In other words, this "privilege" is entrenched in a system that values and empowers those with white skin, and those who are "near white" or "not quite," must know their place and never challenge the hierarchy in which whites remain on top. It's why lighter-skinned blacks bear their own scars of racism. All that yellow wasted indeed.Let me first stay that I agree completely with my sista here -- that light or dark skin really don't matter that much when racists laws and policies are passed down. I'd also draw on another part of her post (not included here) where she discusses how she was successful academically perhaps because of her light skin or because she was an American attending schools in the Caribbean and thus, wore better clothes. Her light skin may or may not be the reason why she was successful in school, and as she argues, she's not quite sure to what extend this played a part. In short, although racist policies are irrespective of hue, as a light "skinneded" sista, she acknowledges ways she may have been privileged because of her complexion.

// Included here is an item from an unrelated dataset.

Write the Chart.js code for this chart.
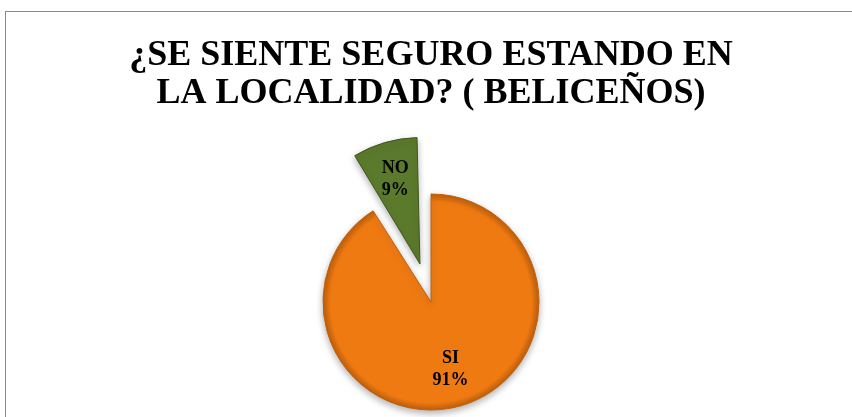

For those who didn't accept the racial hierarchy, they do make great movers and shakers, some even great revolutionaries (think Frederick Douglass, William Wells Brown, Mary Ellen Pleasant, Ellen Craft, Harriet Jacobs, W.E.B. DuBois, Malcolm X, Huey Newton, Kathleen Cleaver). If we have ever been wrong or done wrong, it's in not pushing hard enough to break down this racial hierarchy, for the illusory promise of power was too distracting.
Here's what bothers me about the whole light vs. dark debate though: Why are we (black folk) so hung up on a hue when we expect other folk not to be ( particularly as this relates to racial oppression, racist policies, etc.)? My sista addresses hue as it may relate to academic achievement, when I can think a lot more other thangs that Black folk need to discuss in relationship to academic achievement besides someone being light skinneded. I'm not criticizing Diary of an Anxious Black Women for posting this topic on her blog; after all, she ain't the one who brought the topic up. But, when it really comes down to our schools and the underperformance of Black children, a hue will not determine if they pass standardized tests or graduate from high school. And when we speak of linguistic prejudice, light skinneded Ebonics speakers won't be prevented from being placed in remedial composition just because they hue is a lil' bit yellower. C'mon people! We got bigger fish to fry.